**Written problem:** Tally how many lines include "matplotlib". The number is the whole answer.

**Given material:**
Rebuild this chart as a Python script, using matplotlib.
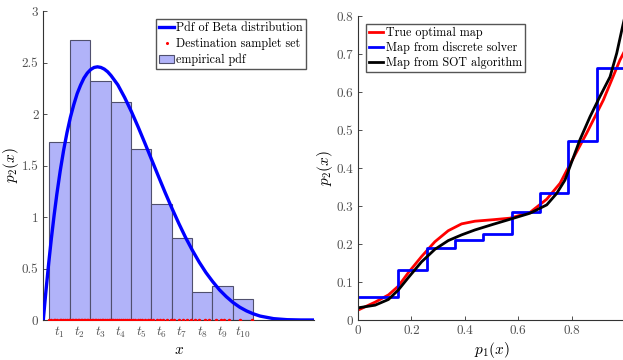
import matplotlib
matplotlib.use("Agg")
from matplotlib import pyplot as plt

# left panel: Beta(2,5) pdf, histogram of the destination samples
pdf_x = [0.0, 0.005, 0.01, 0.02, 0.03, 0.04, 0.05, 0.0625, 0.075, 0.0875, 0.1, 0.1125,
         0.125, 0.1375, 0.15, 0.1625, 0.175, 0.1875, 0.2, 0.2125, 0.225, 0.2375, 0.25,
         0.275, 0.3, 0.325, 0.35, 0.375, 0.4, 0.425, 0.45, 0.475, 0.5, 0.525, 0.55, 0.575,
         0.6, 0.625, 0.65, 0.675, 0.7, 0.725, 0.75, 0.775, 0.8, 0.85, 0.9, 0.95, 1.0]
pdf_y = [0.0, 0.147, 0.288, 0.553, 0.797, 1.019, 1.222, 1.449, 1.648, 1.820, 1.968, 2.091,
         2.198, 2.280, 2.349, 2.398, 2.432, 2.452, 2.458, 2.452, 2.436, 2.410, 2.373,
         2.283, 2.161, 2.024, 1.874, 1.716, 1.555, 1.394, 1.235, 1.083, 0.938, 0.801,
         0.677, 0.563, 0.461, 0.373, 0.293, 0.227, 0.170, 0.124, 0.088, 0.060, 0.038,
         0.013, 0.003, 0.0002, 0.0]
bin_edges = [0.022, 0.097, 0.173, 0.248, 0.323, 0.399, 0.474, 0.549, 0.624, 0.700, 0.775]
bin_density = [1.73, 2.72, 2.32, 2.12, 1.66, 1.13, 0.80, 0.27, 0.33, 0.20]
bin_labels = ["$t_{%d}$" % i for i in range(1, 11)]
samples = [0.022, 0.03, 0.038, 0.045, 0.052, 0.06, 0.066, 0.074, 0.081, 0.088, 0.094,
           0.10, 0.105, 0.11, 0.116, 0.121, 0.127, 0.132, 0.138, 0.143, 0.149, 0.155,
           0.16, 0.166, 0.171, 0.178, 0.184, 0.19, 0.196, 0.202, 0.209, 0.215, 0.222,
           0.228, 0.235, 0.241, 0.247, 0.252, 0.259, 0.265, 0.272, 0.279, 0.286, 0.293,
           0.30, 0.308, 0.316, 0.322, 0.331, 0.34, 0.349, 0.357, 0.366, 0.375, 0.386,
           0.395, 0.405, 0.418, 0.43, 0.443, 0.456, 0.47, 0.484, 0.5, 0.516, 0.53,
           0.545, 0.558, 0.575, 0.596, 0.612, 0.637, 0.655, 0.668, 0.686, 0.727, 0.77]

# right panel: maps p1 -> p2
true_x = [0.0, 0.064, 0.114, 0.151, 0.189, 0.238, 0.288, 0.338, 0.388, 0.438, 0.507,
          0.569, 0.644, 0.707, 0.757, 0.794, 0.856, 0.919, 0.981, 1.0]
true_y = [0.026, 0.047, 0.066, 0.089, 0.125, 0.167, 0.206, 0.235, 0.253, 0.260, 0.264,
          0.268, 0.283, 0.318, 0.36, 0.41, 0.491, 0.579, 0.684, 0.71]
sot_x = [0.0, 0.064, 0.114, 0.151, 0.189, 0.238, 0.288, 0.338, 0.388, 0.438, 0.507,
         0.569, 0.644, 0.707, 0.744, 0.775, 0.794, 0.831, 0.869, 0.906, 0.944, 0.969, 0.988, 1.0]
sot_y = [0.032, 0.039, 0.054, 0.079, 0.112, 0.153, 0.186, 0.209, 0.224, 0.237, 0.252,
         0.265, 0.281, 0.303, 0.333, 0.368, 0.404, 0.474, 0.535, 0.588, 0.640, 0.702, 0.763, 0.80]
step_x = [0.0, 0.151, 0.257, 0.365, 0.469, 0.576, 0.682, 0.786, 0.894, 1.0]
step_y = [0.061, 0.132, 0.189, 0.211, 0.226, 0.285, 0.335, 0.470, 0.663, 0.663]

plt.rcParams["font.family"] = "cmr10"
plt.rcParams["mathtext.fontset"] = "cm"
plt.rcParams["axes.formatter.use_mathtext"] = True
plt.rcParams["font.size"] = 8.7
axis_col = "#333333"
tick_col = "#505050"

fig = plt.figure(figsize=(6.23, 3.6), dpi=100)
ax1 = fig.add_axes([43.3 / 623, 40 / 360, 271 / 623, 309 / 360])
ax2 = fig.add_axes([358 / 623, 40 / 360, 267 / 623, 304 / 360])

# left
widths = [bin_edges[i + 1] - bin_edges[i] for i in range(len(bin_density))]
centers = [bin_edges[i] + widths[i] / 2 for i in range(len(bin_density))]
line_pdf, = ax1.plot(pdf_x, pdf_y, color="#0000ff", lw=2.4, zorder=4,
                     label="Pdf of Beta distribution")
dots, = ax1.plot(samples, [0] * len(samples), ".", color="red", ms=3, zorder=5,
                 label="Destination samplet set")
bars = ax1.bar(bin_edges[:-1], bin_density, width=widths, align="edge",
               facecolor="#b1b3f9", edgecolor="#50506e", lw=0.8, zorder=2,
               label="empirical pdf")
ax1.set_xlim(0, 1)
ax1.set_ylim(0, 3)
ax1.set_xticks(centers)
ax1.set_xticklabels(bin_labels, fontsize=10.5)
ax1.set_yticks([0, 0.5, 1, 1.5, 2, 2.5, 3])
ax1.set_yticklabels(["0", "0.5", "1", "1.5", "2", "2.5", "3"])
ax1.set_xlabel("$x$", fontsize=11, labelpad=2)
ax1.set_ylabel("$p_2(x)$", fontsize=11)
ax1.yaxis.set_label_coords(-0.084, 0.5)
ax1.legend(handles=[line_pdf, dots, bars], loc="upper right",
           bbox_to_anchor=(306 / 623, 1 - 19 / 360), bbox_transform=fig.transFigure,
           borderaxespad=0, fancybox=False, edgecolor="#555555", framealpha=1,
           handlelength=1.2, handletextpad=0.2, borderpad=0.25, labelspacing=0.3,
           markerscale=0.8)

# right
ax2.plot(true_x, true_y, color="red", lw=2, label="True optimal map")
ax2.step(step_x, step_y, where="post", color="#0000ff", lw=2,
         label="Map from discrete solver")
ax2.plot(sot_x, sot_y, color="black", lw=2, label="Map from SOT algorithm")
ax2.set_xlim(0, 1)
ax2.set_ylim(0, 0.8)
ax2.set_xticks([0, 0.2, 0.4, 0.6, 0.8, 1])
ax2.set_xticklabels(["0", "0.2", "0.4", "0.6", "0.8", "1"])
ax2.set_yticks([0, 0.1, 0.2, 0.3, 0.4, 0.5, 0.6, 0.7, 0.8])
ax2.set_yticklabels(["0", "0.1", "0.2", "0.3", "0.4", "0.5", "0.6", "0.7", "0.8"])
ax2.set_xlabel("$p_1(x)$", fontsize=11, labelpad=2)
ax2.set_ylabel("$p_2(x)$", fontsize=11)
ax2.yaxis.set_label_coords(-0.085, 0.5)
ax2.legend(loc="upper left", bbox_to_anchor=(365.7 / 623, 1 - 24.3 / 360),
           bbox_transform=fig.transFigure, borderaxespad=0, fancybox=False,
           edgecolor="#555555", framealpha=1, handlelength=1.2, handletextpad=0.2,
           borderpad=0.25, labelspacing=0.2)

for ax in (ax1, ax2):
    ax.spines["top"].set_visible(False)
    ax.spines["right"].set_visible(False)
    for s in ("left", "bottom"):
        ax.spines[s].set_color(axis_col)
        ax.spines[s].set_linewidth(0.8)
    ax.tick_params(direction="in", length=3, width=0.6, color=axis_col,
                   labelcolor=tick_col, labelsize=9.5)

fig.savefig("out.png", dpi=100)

**Task response:** 4